RARE Daily

Regeneron’s Experimental Gene Therapy Restores Hearing to Normal Level in Deaf Child

May 8, 2024

Rare Daily Staff

Regeneron Pharmaceuticals said its experimental gene therapy DB-OTO improved hearing to normal levels within 24 weeks in a child dosed at 11 months of age.

A second child dosed at age 4 showed initial hearing improvements six weeks after dosing. In the trial, both children received a single intracochlear injection of DB-OTO in one ear. The surgical procedure leverages the same approach used for cochlear implants, which is amenable for use in young infants.

Both children were born with profound genetic deafness due to variants of the otoferlin gene, and the child dosed at 11 months of age is one of the youngest in the world to receive a gene therapy for genetic deafness.

The results are from the ongoing phase 1/2 CHORD trial, which is currently enrolling infants and children and were detailed during an oral presentation at the American Society of Gene and Cell Therapy annual conference.

Congenital deafness is a significant unmet medical need that affects approximately 1.7 out of every 1,000 children born in the United States. Although approximately half of these cases have genetic causes, otoferlin-related hearing loss is ultra-rare. This specific condition is caused by variants in the otoferlin gene, which impairs the production of the OTOF protein that is critical for the communication between the sensory cells of the inner ear and the auditory nerve. While hearing aids and cochlear implants can amplify sound to improve hearing for individuals with a range of hearing loss, these devices do not currently restore the full spectrum of sound.

DB-OTO is an experimental cell-selective, adeno-associated virus gene therapy designed to provide durable, physiological hearing to individuals with profound, congenital hearing loss caused by variants of the otoferlin gene. The treatment aims to deliver a working copy to replace the faulty otoferlin gene using a modified, non-pathogenic virus that is delivered via an injection into the cochlea under general anesthesia.

In this gene therapy, the newly introduced otoferlin gene is under the control of a proprietary cell-specific Myo15 promoter, which is intended to restrict expression only to inner hair cells that normally express otoferlin.

DB-OTO received Orphan Drug, Rare Pediatric Disease and Fast Track designations from the U.S. Food and Drug Administration and Orphan Drug designation was granted by the European Medicines Agency.

The CHORD trial is a phase 1/2 first-in-human, multicenter, open-label trial to evaluate the safety, tolerability, and preliminary efficacy of DB-OTO in infants, children and adolescents with otoferlin variants.

Hearing improvements were assessed by pure tone audiometry (PTA) and auditory brainstem response (ABR). PTA is considered by auditory experts to be the gold standard measurement of hearing and is measured through behavioral confirmation of sound, such as turning the head towards sound, emitted at different intensity levels. ABR corroborates these behavioral responses, serving as an objective confirmation of hearing function, by measuring electrical brainstem responses to sound emitted at different decibels.

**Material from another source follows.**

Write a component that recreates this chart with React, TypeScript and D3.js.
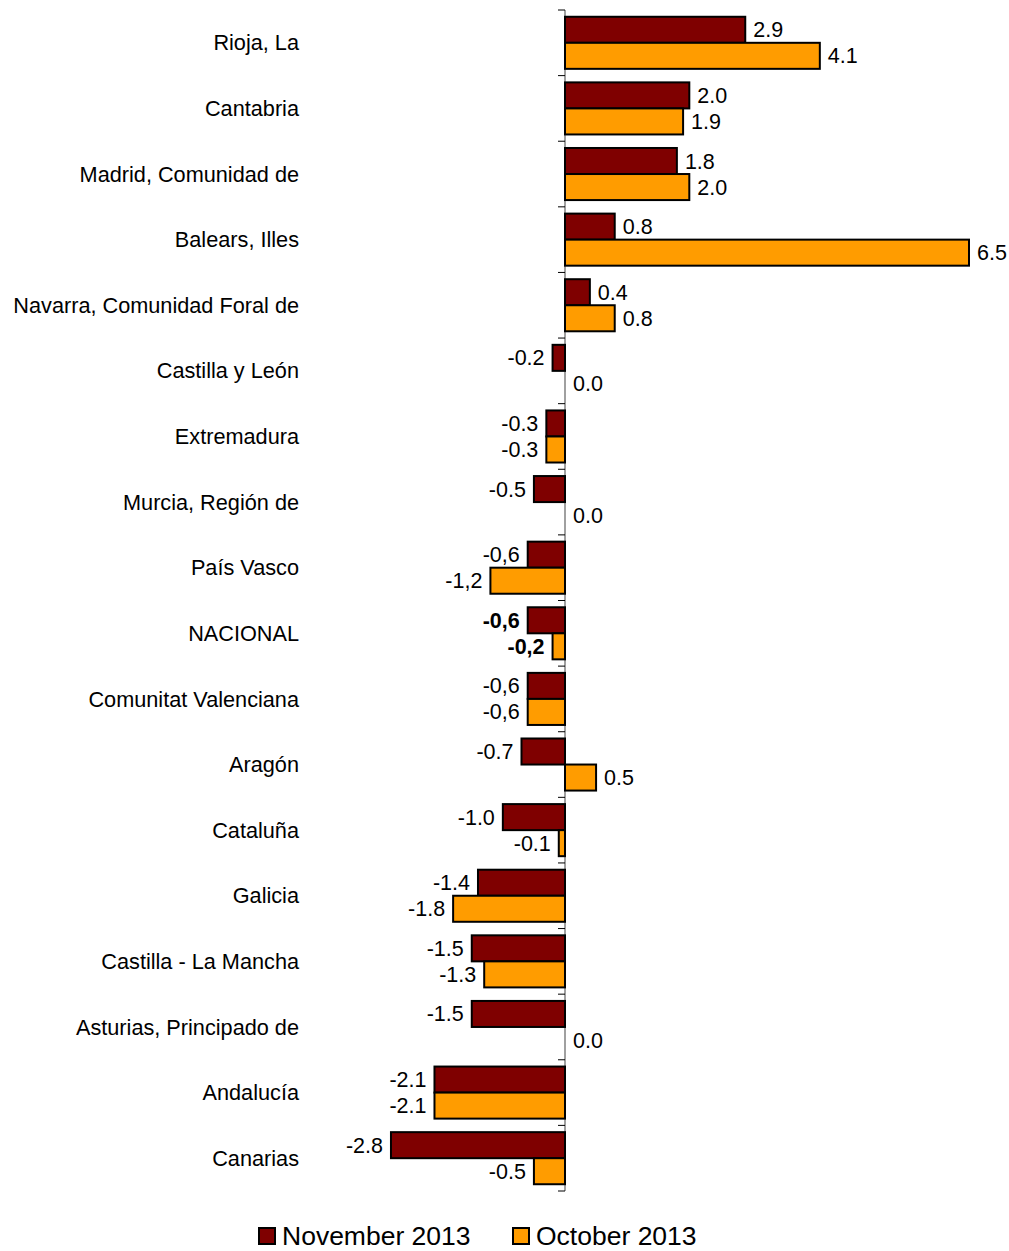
import { useEffect, useRef } from "react";
import * as d3 from "d3";

const regions = [
  "Rioja, La",
  "Cantabria",
  "Madrid, Comunidad de",
  "Balears, Illes",
  "Navarra, Comunidad Foral de",
  "Castilla y León",
  "Extremadura",
  "Murcia, Región de",
  "País Vasco",
  "NACIONAL",
  "Comunitat Valenciana",
  "Aragón",
  "Cataluña",
  "Galicia",
  "Castilla - La Mancha",
  "Asturias, Principado de",
  "Andalucía",
  "Canarias",
];

const november2013 = [2.9, 2.0, 1.8, 0.8, 0.4, -0.2, -0.3, -0.5, -0.6, -0.6, -0.6, -0.7, -1.0, -1.4, -1.5, -1.5, -2.1, -2.8];
const october2013 = [4.1, 1.9, 2.0, 6.5, 0.8, 0.0, -0.3, 0.0, -1.2, -0.2, -0.6, 0.5, -0.1, -1.8, -1.3, 0.0, -2.1, -0.5];

// value labels as printed in the source (mixed decimal separators)
const novemberLabels = ["2.9", "2.0", "1.8", "0.8", "0.4", "-0.2", "-0.3", "-0.5", "-0,6", "-0,6", "-0,6", "-0.7", "-1.0", "-1.4", "-1.5", "-1.5", "-2.1", "-2.8"];
const octoberLabels = ["4.1", "1.9", "2.0", "6.5", "0.8", "0.0", "-0.3", "0.0", "-1,2", "-0,2", "-0,6", "0.5", "-0.1", "-1.8", "-1.3", "0.0", "-2.1", "-0.5"];

const seriesNames = ["November 2013", "October 2013"];
const seriesColors = ["#7f0000", "#ff9c00"];

const App = () => {
  const ref = useRef<HTMLDivElement>(null);
  const width = 1009;
  const height = 1251;

  useEffect(() => {
    d3.select(ref.current).select("svg").remove();

    const svg = d3
      .select(ref.current)
      .append("svg")
      .attr("width", width)
      .attr("height", height)
      .style("display", "block")
      .style("font-family", "'Liberation Sans', Arial, sans-serif");

    const x = d3.scaleLinear().domain([0, 6.5]).range([565, 969]);
    const y = d3.scaleBand<string>().domain(regions).range([10, 1191]).paddingInner(0).paddingOuter(0);
    const inner = d3.scaleBand<number>().domain([0, 1]).range([0, y.bandwidth()]).paddingOuter(0.26).paddingInner(0);

    const series = [november2013, october2013];
    const labels = [novemberLabels, octoberLabels];

    // axis line with ticks between categories
    const ax = svg.append("g");
    ax.append("line")
      .attr("x1", x(0)).attr("x2", x(0))
      .attr("y1", y.range()[0]).attr("y2", y.range()[1])
      .attr("stroke", "#808080").attr("stroke-width", 1.5);
    const bounds = regions.map((r) => y(r) as number).concat([y.range()[1]]);
    ax.selectAll("line.tick")
      .data(bounds)
      .enter()
      .append("line")
      .attr("class", "tick")
      .attr("x1", x(0) - 7).attr("x2", x(0))
      .attr("y1", (d) => d).attr("y2", (d) => d)
      .attr("stroke", "#000").attr("stroke-width", 1);

    // category labels
    svg.selectAll("text.cat")
      .data(regions)
      .enter()
      .append("text")
      .attr("class", "cat")
      .attr("x", 299)
      .attr("y", (d) => (y(d) as number) + y.bandwidth() / 2)
      .attr("dy", "0.35em")
      .attr("text-anchor", "end")
      .attr("font-size", 21.7)
      .text((d) => d);

    series.forEach((vals, s) => {
      const g = svg.append("g");
      g.selectAll("rect")
        .data(vals)
        .enter()
        .append("rect")
        .attr("x", (d) => x(Math.min(0, d)))
        .attr("y", (_, i) => (y(regions[i]) as number) + (inner(s) as number))
        .attr("width", (d) => Math.abs(x(d) - x(0)))
        .attr("height", inner.bandwidth())
        .attr("fill", seriesColors[s])
        .attr("stroke", (d) => (d === 0 ? "none" : "#000"))
        .attr("stroke-width", 2);

      g.selectAll("text")
        .data(vals)
        .enter()
        .append("text")
        .attr("x", (d) => (d >= 0 ? x(d) + 8 : x(d) - 8))
        .attr("y", (_, i) => (y(regions[i]) as number) + (inner(s) as number) + inner.bandwidth() / 2)
        .attr("dy", "0.35em")
        .attr("text-anchor", (d) => (d >= 0 ? "start" : "end"))
        .attr("font-size", 21.5)
        .attr("font-weight", (_, i) => (regions[i] === "NACIONAL" ? "bold" : "normal"))
        .text((_, i) => labels[s][i]);
    });

    // legend
    const legendX = [259, 513];
    const lg = svg.append("g");
    seriesNames.forEach((name, i) => {
      lg.append("rect")
        .attr("x", legendX[i]).attr("y", 1228)
        .attr("width", 16).attr("height", 16)
        .attr("fill", seriesColors[i])
        .attr("stroke", "#000").attr("stroke-width", 2);
      lg.append("text")
        .attr("x", legendX[i] + 23).attr("y", 1236)
        .attr("dy", "0.35em")
        .attr("font-size", 26.5)
        .text(name);
    });
  }, []);

  return <div ref={ref} style={{ position: "absolute", left: 0, top: 0, width, height }} />;
};

export default App;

At baseline, both participants had no behavioral or electrophysiological responses at maximum sound levels. Following treatment with DB-OTO, both children showed auditory responses at the first efficacy assessment of four weeks.

Both the surgical procedure (delivery and post-operation) and DB-OTO were well tolerated, and there were no related adverse events or serious adverse events following treatment.

“The opportunity of providing the full complexity and spectrum of sound in children born with profound genetic deafness is a phenomenon I did not expect to see in my lifetime,” said Lawrence Lustig, Chair of Columbia University’s Department of Otolaryngology – Head & Neck Surgery and a clinical trial investigator. “These impressive results showcase the revolutionary promise of DB-OTO as a potential treatment for otoferlin-related deafness.”